Professors with the most experience with remote learning platforms have stepped up to help guide the faculty. Faculty senate president Colleen Vucinovich says she is proud of how staff have risen to the occasion. “It’s been a really collaborative experience,” she says. “I feel very privileged to be a part of this community.”

In one example, business professor Peter Tosto used his extensive experience with Zoom to help colleagues.

After a week, faculty have started to get the hang of this new teaching medium. Classes that rely on physical presence are creating unique solutions or assessing potential changes to curriculum. This is the challenge that creative arts/communication division head John O’Hagan and assistant professor of dance Erin Lane have been facing the last two weeks. Though the situation might sound unfortunate, the theater and dance department has optimistically unearthed new opportunities. (See the performance schedule here.)

“While it is far from ideal, I have been really pleased and inspired by how inventive and dedicated both the faculty and students have been,” O’Hagan says. “All of the faculty and students in the classes keep exploring how to do performance related work in new, and sometimes interesting, spaces.”

Professors have been making as few changes to classes as possible.

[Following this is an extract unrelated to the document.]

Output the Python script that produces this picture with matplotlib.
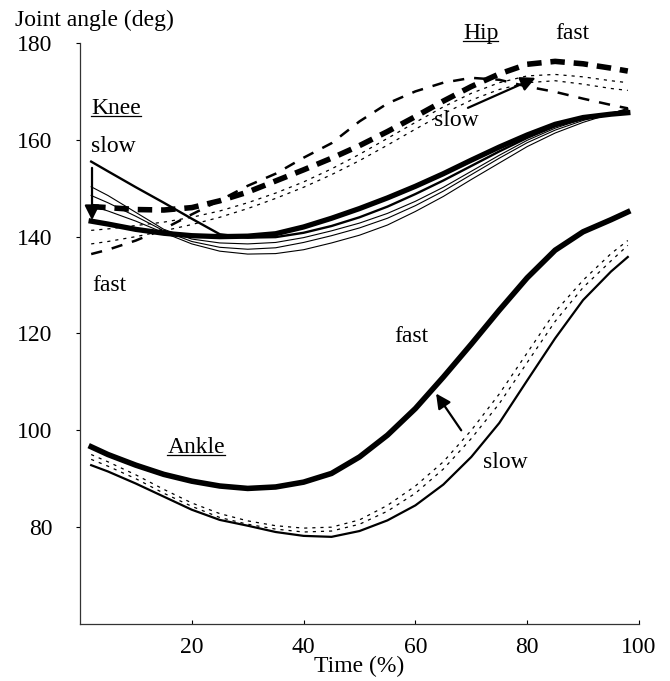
import matplotlib
matplotlib.use('Agg')
import matplotlib.pyplot as plt
from matplotlib.lines import Line2D

plt.rcParams['font.family'] = ['Liberation Serif', 'DejaVu Serif']

# time samples (% of cycle)
time_pct = [2, 5, 10, 15, 20, 25, 30, 35, 40, 45, 50, 55, 60, 65, 70, 75, 80, 85, 90, 95, 98]

# hip (dashed)
hip_fast = [146.2, 146.0, 145.6, 145.5, 146.0, 147.4, 149.2, 151.5, 153.8, 156.2, 158.8,
            161.7, 164.8, 168.0, 171.0, 173.6, 175.6, 176.2, 175.7, 174.8, 174.2]
hip_mid1 = [141.3, 141.6, 142.3, 143.0, 144.0, 145.3, 147.0, 149.0, 151.3, 154.0, 157.0,
            160.3, 163.6, 166.8, 169.6, 171.8, 173.2, 173.5, 173.0, 172.2, 171.8]
hip_mid2 = [138.5, 139.0, 140.0, 141.2, 142.5, 144.0, 145.8, 147.9, 150.2, 152.8, 155.7,
            158.9, 162.2, 165.4, 168.2, 170.4, 171.8, 172.2, 171.5, 170.6, 170.2]
hip_slow = [136.4, 137.3, 139.2, 141.6, 144.6, 147.5, 150.5, 153.0, 156.3, 159.3, 163.8,
            167.5, 170.0, 171.8, 172.8, 172.4, 171.0, 169.9, 168.5, 167.2, 166.5]

# knee (solid)
knee_fast = [143.2, 142.6, 141.5, 140.7, 140.2, 140.0, 140.1, 140.6, 142.0, 143.8, 145.8,
             148.0, 150.4, 153.0, 155.8, 158.5, 161.0, 163.2, 164.6, 165.3, 165.6]
knee_slow = [155.5, 153.5, 150.2, 147.0, 143.7, 140.5, 139.8, 139.9, 140.8, 142.2, 144.0,
             146.2, 148.8, 151.6, 154.6, 157.6, 160.4, 162.8, 164.4, 165.2, 165.5]
knee_mid1 = [150.3, 148.5, 145.0, 141.5, 139.5, 138.7, 138.5, 138.8, 139.8, 141.2, 142.8,
             144.8, 147.3, 150.2, 153.5, 156.8, 159.9, 162.4, 164.3, 165.6, 166.2]
knee_mid2 = [148.5, 147.0, 144.2, 141.2, 139.0, 137.8, 137.4, 137.7, 138.8, 140.2, 141.8,
             143.8, 146.4, 149.4, 152.8, 156.2, 159.4, 162.0, 164.0, 165.5, 166.3]
knee_mid3 = [146.4, 145.3, 143.2, 140.8, 138.5, 137.0, 136.4, 136.5, 137.3, 138.7, 140.3,
             142.4, 145.2, 148.3, 151.8, 155.2, 158.6, 161.4, 163.6, 165.4, 166.5]

# ankle
ankle_fast = [96.6, 95.0, 92.8, 90.9, 89.5, 88.5, 88.0, 88.3, 89.3, 91.1, 94.5,
              99.0, 104.5, 111.0, 117.8, 124.8, 131.5, 137.2, 141.0, 143.5, 145.1]
ankle_mid1 = [95.0, 93.5, 90.8, 87.8, 85.0, 82.8, 81.3, 80.3, 79.8, 80.0, 81.5,
              84.5, 88.5, 93.5, 100.0, 107.5, 116.0, 124.5, 131.0, 136.5, 139.2]
ankle_mid2 = [94.0, 92.6, 90.0, 87.0, 84.3, 82.0, 80.6, 79.6, 79.0, 79.2, 80.6,
              83.3, 87.0, 92.0, 98.3, 105.5, 114.0, 122.5, 129.5, 135.0, 138.2]
ankle_slow = [92.8, 91.5, 89.0, 86.3, 83.6, 81.5, 80.3, 79.0, 78.2, 78.0, 79.2,
              81.4, 84.5, 88.8, 94.5, 101.5, 110.3, 119.0, 126.9, 132.8, 135.8]

x_ticks = [20, 40, 60, 80, 100]
y_ticks = [80, 100, 120, 140, 160, 180]

FS = 17
DOTTED = (0, (2.5, 4))

fig = plt.figure(figsize=(6.70, 6.81), dpi=100)
ax = fig.add_axes([0.1194, 0.0837, 0.8343, 0.8532])

# hip
ax.plot(time_pct, hip_mid1, color='black', lw=0.9, linestyle=DOTTED)
ax.plot(time_pct, hip_mid2, color='black', lw=0.9, linestyle=DOTTED)
ax.plot(time_pct, hip_slow, color='black', lw=1.8, linestyle=(0, (4.5, 4)))
ax.plot(time_pct, hip_fast, color='black', lw=4.0, linestyle=(0, (2.6, 1.6)))

# knee
for series in (knee_mid1, knee_mid2, knee_mid3):
    ax.plot(time_pct, series, color='black', lw=0.8)
ax.plot(time_pct, knee_slow, color='black', lw=1.7)
ax.plot(time_pct, knee_fast, color='black', lw=3.8)

# ankle
ax.plot(time_pct, ankle_mid1, color='black', lw=0.9, linestyle=DOTTED)
ax.plot(time_pct, ankle_mid2, color='black', lw=0.9, linestyle=DOTTED)
ax.plot(time_pct, ankle_slow, color='black', lw=1.6)
ax.plot(time_pct, ankle_fast, color='black', lw=4.0)

arrow = dict(arrowstyle='-|>', mutation_scale=22, lw=1.6, color='black', shrinkA=0, shrinkB=0)
ax.annotate('', xy=(2.15, 143.4), xytext=(2.15, 154.2), arrowprops=arrow)
ax.annotate('', xy=(81.5, 172.8), xytext=(69.4, 166.6), arrowprops=arrow)
ax.annotate('', xy=(63.7, 107.6), xytext=(68.2, 100.0), arrowprops=arrow)

underlined = []
underlined.append(ax.text(71.7, 182.0, 'Hip', fontsize=FS, ha='center', va='center'))
underlined.append(ax.text(6.4, 166.4, 'Knee', fontsize=FS, ha='center', va='center'))
underlined.append(ax.text(20.8, 96.5, 'Ankle', fontsize=FS, ha='center', va='center'))

ax.text(88.0, 181.9, 'fast', fontsize=FS, ha='center', va='center')
ax.text(67.4, 163.9, 'slow', fontsize=FS, ha='center', va='center')
ax.text(6.0, 158.7, 'slow', fontsize=FS, ha='center', va='center')
ax.text(5.3, 130.0, 'fast', fontsize=FS, ha='center', va='center')
ax.text(59.3, 119.3, 'fast', fontsize=FS, ha='center', va='center')
ax.text(76.0, 93.4, 'slow', fontsize=FS, ha='center', va='center')

ax.set_xlim(0, 100)
ax.set_ylim(60, 180)
ax.set_xticks(x_ticks)
ax.set_yticks(y_ticks)
ax.tick_params(axis='x', direction='in', length=3, width=0.8, pad=9, labelsize=FS)
ax.tick_params(axis='y', direction='out', length=3, width=0.8, pad=17, labelsize=FS)
for side in ('top', 'right'):
    ax.spines[side].set_visible(False)
for side in ('left', 'bottom'):
    ax.spines[side].set_linewidth(0.9)
    ax.spines[side].set_color('#333333')

ax.set_xlabel('Time (%)', fontsize=FS, labelpad=-1)
fig.text(0.022, 0.970, 'Joint angle (deg)', fontsize=FS, ha='left', va='center')

# underline the joint names
fig.canvas.draw()
renderer = fig.canvas.get_renderer()
inv = fig.transFigure.inverted()
for t in underlined:
    bb = t.get_window_extent(renderer)
    (x0, y0), (x1, _) = inv.transform([[bb.x0, bb.y0 + 3], [bb.x1, bb.y1]])
    fig.add_artist(Line2D([x0, x1], [y0, y0], color='black', lw=0.9, transform=fig.transFigure))

fig.savefig('out.png', dpi=100)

Both theater and dance classes do thorough warm-ups, as they would on campus. Theater students continue to participate in acting and directing activities. Dance classes focus on movement.

“Dance classes are doing lots of improv, conditioning, standing center work, and being led through individual somatic practices,” Lane explains. The department is staying positive and motivated, she adds. “We all really enjoy seeing each other when we come together and appreciate our continued classroom.”

With both Dance Prod 2020, “Wild Goose Circus,” and One Acts all planning “socially distant” showcases in mid-to-late April, theatre and dance students have active projects they are working on.

Both Lane and O’Hagan are looking forward to the opportunity for students to be creative while gaining the new skills needed for a video performance, they said.